#### PROVIDED DATA

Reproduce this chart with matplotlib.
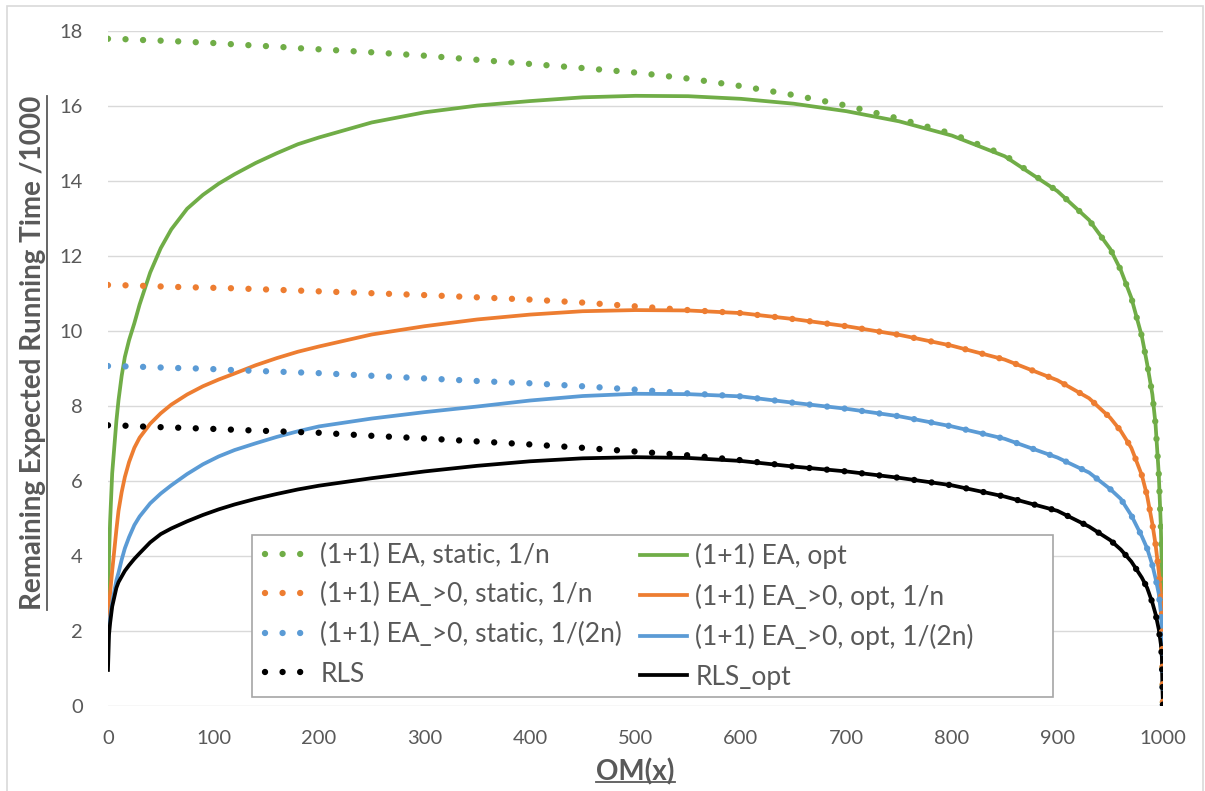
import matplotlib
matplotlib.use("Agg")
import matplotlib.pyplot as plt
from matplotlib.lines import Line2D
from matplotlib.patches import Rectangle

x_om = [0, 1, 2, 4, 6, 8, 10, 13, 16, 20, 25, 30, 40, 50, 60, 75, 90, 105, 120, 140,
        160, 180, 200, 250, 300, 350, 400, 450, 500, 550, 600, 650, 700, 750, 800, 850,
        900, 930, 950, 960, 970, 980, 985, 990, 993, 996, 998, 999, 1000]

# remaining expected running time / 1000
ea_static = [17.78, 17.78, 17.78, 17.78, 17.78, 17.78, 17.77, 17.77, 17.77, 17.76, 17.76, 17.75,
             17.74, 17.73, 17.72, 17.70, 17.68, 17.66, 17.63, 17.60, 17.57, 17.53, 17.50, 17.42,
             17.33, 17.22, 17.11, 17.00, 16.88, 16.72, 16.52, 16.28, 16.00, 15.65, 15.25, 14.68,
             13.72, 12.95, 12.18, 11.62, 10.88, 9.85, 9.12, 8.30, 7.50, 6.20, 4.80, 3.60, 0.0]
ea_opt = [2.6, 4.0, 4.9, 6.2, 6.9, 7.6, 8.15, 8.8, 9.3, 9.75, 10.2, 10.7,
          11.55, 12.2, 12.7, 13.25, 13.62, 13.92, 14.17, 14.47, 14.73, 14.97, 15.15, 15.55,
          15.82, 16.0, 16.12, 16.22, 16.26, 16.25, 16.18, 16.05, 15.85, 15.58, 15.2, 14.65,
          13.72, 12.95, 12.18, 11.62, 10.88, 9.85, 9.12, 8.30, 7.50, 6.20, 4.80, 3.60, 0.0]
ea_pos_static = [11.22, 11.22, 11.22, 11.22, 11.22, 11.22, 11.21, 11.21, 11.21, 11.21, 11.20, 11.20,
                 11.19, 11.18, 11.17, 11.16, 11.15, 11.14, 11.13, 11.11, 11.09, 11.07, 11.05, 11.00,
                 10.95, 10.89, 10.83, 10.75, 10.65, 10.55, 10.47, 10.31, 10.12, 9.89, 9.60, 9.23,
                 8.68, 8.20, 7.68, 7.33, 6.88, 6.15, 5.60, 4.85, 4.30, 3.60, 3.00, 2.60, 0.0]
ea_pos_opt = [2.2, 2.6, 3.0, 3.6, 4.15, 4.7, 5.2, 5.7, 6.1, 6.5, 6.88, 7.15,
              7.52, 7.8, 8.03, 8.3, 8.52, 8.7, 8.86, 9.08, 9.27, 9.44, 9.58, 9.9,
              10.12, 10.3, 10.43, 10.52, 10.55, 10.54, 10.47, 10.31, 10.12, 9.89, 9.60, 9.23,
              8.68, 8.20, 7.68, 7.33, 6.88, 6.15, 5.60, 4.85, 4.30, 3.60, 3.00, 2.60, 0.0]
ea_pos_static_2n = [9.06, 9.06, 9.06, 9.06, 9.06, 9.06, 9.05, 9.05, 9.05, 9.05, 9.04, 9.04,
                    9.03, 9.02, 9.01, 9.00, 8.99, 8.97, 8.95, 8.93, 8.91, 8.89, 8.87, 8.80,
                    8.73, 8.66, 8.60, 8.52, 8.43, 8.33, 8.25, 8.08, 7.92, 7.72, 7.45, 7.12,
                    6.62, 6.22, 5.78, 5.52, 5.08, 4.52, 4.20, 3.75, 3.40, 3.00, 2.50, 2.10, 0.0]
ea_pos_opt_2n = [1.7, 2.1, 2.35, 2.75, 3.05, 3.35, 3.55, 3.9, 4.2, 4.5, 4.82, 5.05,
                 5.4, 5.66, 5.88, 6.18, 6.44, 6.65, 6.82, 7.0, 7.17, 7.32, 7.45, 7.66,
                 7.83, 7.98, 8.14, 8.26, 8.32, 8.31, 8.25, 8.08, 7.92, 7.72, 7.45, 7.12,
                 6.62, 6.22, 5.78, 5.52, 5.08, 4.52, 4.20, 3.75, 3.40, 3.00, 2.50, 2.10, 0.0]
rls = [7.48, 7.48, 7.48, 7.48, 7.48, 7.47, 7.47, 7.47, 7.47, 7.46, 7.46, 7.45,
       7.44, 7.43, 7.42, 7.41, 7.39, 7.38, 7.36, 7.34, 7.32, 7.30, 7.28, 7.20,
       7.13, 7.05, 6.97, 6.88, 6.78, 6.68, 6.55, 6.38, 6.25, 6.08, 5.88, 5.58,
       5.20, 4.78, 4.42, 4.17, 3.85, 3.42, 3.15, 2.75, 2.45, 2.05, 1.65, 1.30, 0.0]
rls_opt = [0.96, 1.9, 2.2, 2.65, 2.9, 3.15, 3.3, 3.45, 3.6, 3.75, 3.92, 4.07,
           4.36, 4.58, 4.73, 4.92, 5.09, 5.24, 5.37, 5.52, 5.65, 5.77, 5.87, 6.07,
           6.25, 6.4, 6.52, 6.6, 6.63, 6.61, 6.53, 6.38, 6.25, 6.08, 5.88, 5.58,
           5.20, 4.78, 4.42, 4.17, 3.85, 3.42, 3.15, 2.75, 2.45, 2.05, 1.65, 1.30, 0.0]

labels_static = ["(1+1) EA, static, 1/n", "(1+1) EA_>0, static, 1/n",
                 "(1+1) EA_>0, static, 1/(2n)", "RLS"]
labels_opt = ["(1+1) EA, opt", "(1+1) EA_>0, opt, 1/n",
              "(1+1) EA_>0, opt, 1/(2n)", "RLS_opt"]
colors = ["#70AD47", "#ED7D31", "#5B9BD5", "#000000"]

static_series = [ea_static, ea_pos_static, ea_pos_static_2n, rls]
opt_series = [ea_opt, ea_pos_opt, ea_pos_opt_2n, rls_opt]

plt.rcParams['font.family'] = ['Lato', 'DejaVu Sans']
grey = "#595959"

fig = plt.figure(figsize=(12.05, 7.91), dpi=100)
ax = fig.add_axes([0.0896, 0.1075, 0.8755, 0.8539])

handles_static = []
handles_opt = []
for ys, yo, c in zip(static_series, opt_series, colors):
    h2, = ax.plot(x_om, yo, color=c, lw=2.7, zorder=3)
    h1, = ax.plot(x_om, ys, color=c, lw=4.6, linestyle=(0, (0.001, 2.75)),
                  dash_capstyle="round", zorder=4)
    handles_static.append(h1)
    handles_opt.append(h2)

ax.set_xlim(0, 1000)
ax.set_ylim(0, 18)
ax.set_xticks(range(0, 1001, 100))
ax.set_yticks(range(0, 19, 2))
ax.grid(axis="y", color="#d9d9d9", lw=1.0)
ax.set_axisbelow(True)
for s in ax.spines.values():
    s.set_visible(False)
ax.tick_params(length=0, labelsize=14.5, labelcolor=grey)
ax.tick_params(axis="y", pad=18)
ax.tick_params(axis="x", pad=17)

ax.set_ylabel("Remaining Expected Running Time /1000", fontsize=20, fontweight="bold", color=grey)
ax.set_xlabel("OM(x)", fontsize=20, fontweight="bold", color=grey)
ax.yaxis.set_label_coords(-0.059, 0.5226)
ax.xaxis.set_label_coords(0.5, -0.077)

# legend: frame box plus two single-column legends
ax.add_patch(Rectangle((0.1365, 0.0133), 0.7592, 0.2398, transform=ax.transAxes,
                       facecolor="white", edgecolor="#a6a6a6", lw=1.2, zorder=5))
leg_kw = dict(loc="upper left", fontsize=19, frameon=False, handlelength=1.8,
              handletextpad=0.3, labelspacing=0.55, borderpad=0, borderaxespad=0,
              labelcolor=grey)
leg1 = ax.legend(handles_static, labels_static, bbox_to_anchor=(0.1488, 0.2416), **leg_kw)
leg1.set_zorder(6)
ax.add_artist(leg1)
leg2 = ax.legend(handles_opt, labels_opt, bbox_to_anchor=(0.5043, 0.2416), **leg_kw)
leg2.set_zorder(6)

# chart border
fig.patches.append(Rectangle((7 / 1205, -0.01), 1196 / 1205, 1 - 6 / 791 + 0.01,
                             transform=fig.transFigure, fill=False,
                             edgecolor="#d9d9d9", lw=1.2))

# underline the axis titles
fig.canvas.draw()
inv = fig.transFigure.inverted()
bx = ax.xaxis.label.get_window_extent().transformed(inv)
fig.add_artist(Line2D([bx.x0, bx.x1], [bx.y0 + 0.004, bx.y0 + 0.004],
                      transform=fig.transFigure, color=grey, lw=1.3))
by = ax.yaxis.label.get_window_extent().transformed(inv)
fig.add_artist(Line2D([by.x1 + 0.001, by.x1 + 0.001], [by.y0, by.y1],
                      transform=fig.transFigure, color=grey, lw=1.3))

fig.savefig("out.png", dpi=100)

########

EXERCISE REQUIREMENTS: Repeat only the lines from the beginning of the material through the line containing "from matplotlib.patches import Rectangle", both ends kept, leaving pictures out.

TASK RESULT:
Reproduce this chart with matplotlib.
import matplotlib
matplotlib.use("Agg")
import matplotlib.pyplot as plt
from matplotlib.lines import Line2D
from matplotlib.patches import Rectangle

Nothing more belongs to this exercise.